These workers were tasked with decorating the office in some way to cheer people up. They came up with the idea to create a giant cardboard castle and the result is awesome!
I’ll let Imgur user ThomMilson
take it over from here…
Before we could plan anything we needed to know if we could get the materials without anyone knowing. We wanted to make sure that everything could be recycled afterwards, so we used all of the waste cardboard we could find from around the office and then hid it in a storeroom. Luckily we managed to not look too suspicious!
After we sourced our materials, we drew up some simple blueprints so we had a good idea of how to join everything together. This also gave us a good indication of how big the castle was actually going be.
After we’d determined the size of the castle, we decided on the details. The first thing we decided on was the bricks. Without bricks the walls would have looked flat (and too much like cardboard) so we decided that bricks were an absolute must. We swiftly calculated the amount of bricks we would need: roughly 500. Then we decided on flags, because every castle has to fly a flag!
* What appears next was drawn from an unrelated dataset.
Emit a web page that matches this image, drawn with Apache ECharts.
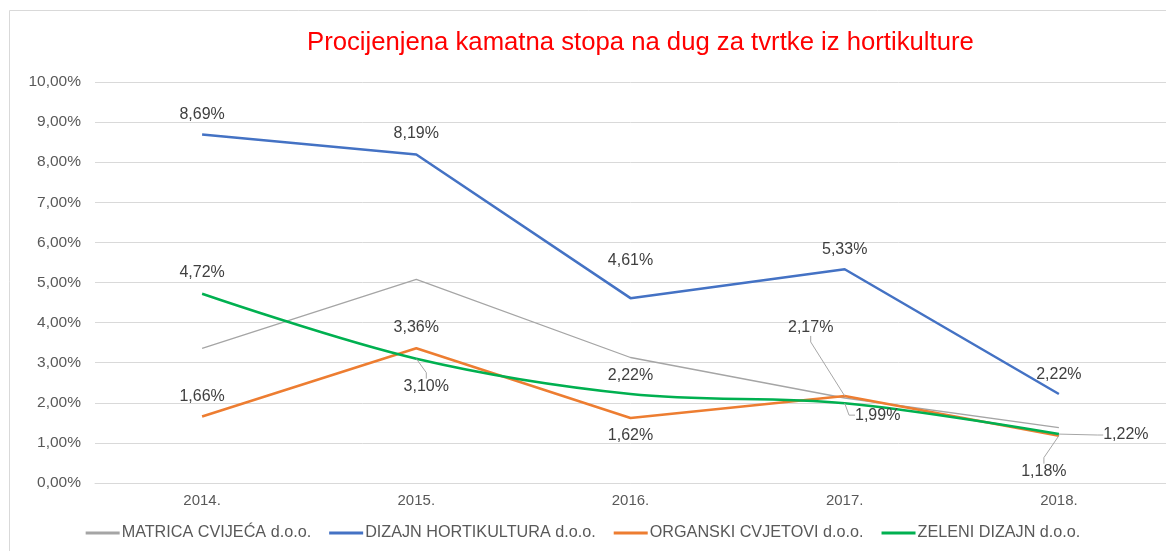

First we started on the walls. Each wall was created using two panels, both 2m x 1m in length. These panels were than attached in an overlapping manner to add strength to the walls.
We attached these panels using glue guns. You’ll be surprised how quickly you get through the glue sticks. In total, we used around 80.
When we started making the bricks, we realized we needed a production line, otherwise we weren’t going to finish on time. Two of the team cut and prepared the brick panels, while the other two stuck them on the walls. In the end we made over 480 bricks.
One of the hardest tasks, was working out how we would make the towers stand up, as they were over 3m high – cue an ingenious folding idea!
Once we had the bricks attached, we could start to stand everything up.
Some of the walls needed a little help until we could get them secured properly.
Then, as dawn began to break, we added the drawbridge. Now, all we had left was the flags.
The Final Castle
In the end, construction took around seven hours, with planning and prep taking a further two hours. We were tired but it was all worth it when we saw our colleagues’ faces the following morning.
Lastly, here we are at work, in our lovely new creative space.